Curie, Pierre

Curie, Pierre << KYOO ree, pyair >> (1859-1906), was a French physicist. He shared the 1903 Nobel Prize in physics with his wife, Marie, and the French physicist Antoine Henri Becquerel. The three scientists won the award for their work with radioactivity. In 1898, the Curies had discovered two radioactive elements, polonium and radium. They had discovered radium with the help of the French chemist Gustave Bémont.

French physicists Pierre and Marie Curie
French physicists Pierre and Marie Curie

Pierre Curie was born in Paris, France, on May 15, 1859. He was mostly homeschooled. His lack of formal educational credentials sometimes hampered his rise through the scientific establishment. In 1878, he began working in the physics laboratories at the Sorbonne, a school in Paris.

At the Sorbonne, Pierre conducted physics experiments with his brother Jacques. In 1880, the two brothers discovered an electrical property known as piezoelectricity in crystals. Pierre and Jacques worked together until 1883, when Jacques moved out of Paris.

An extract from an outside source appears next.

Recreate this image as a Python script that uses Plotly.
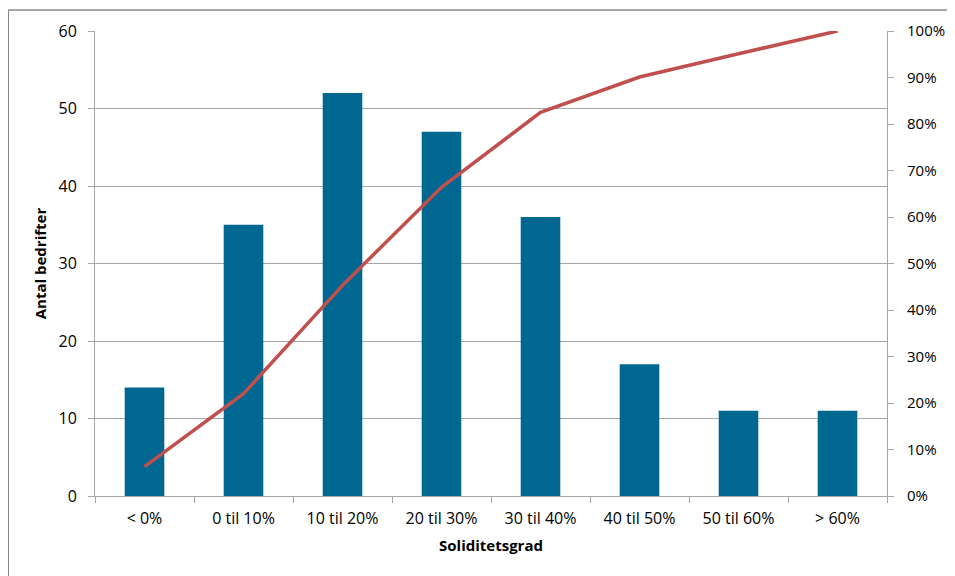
import plotly.graph_objects as go

categories = ["< 0%", "0 til 10%", "10 til 20%", "20 til 30%", "30 til 40%", "40 til 50%", "50 til 60%", "> 60%"]
counts = [14, 35, 52, 47, 36, 17, 11, 11]
cumulative = [0.063, 0.220, 0.453, 0.664, 0.825, 0.901, 0.951, 1.0]

left_ticks = [0, 10, 20, 30, 40, 50, 60]
right_ticks = [0, 0.1, 0.2, 0.3, 0.4, 0.5, 0.6, 0.7, 0.8, 0.9, 1.0]

font_family = "Open Sans, Liberation Sans, sans-serif"
grid = "#A6A6A6"

fig = go.Figure()
fig.add_trace(go.Bar(x=categories, y=counts, marker=dict(color="#006890", line=dict(width=0)),
                     width=0.4, yaxis="y", showlegend=False))
fig.add_trace(go.Scatter(x=categories, y=cumulative, mode="lines", yaxis="y2",
                         line=dict(color="#C0504D", width=3.5), showlegend=False))

fig.update_layout(
    width=947, height=568,
    margin=dict(l=87, r=68, t=23, b=80, autoexpand=False),
    paper_bgcolor="white", plot_bgcolor="white",
    font=dict(family=font_family, size=16, color="black"),
    xaxis=dict(type="category", showgrid=False, showline=True, linecolor=grid, linewidth=1,
               ticks="outside", tickson="boundaries", ticklen=6, tickcolor=grid,
               ticklabelstandoff=8, automargin=False,
               title=dict(text="<b>Soliditetsgrad</b>", font=dict(size=15), standoff=12)),
    yaxis=dict(range=[0, 60], tickvals=left_ticks, showgrid=True, gridcolor=grid, gridwidth=1,
               showline=True, linecolor=grid, ticks="outside", ticklen=6, tickcolor=grid,
               zeroline=False, ticklabelstandoff=8, automargin=False,
               title=dict(text="<b>Antal bedrifter</b>", font=dict(size=15), standoff=8)),
    yaxis2=dict(range=[0, 1], tickvals=right_ticks, tickformat=".0%", overlaying="y", side="right",
                showgrid=False, showline=True, linecolor=grid, ticks="outside", ticklen=6,
                tickcolor=grid, zeroline=False, ticklabelstandoff=10, automargin=False,
                tickfont=dict(size=15)),
)

x_left = -0.1095
y_top = 1.045
fig.add_shape(type="line", xref="paper", yref="paper", x0=x_left, x1=x_left, y0=-0.5, y1=y_top,
              line=dict(color="#888888", width=1.5), layer="below")
fig.add_shape(type="line", xref="paper", yref="paper", x0=x_left, x1=1.5, y0=y_top, y1=y_top,
              line=dict(color="#888888", width=1.5), layer="below")

fig.write_html("out.html")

In 1895, Pierre Curie earned his Doctor of Science degree at the École Municipale de Physique et de Chimie Industrielles, in Paris. His doctoral studies focused on the relationship between temperature and magnetism. The Curie point, a temperature at which certain metals lose their magnetic properties, is named for him.

Also in 1895, Curie married the physicist Marie Skłodowska. In the late 1890’s, Marie and Pierre worked together studying the radiation given off by such chemical elements as uranium and thorium. They found that uranium ore called pitchblende gave off much more radiation than could be accounted for by the amount of uranium in the ore. When they searched for the source of the radiation, they discovered polonium and radium. In 1900, Pierre became a professor of physics at the Sorbonne.

Pierre Curie was killed in a traffic accident on April 19, 1906. Marie and Pierre Curie are buried in France’s national mausoleum.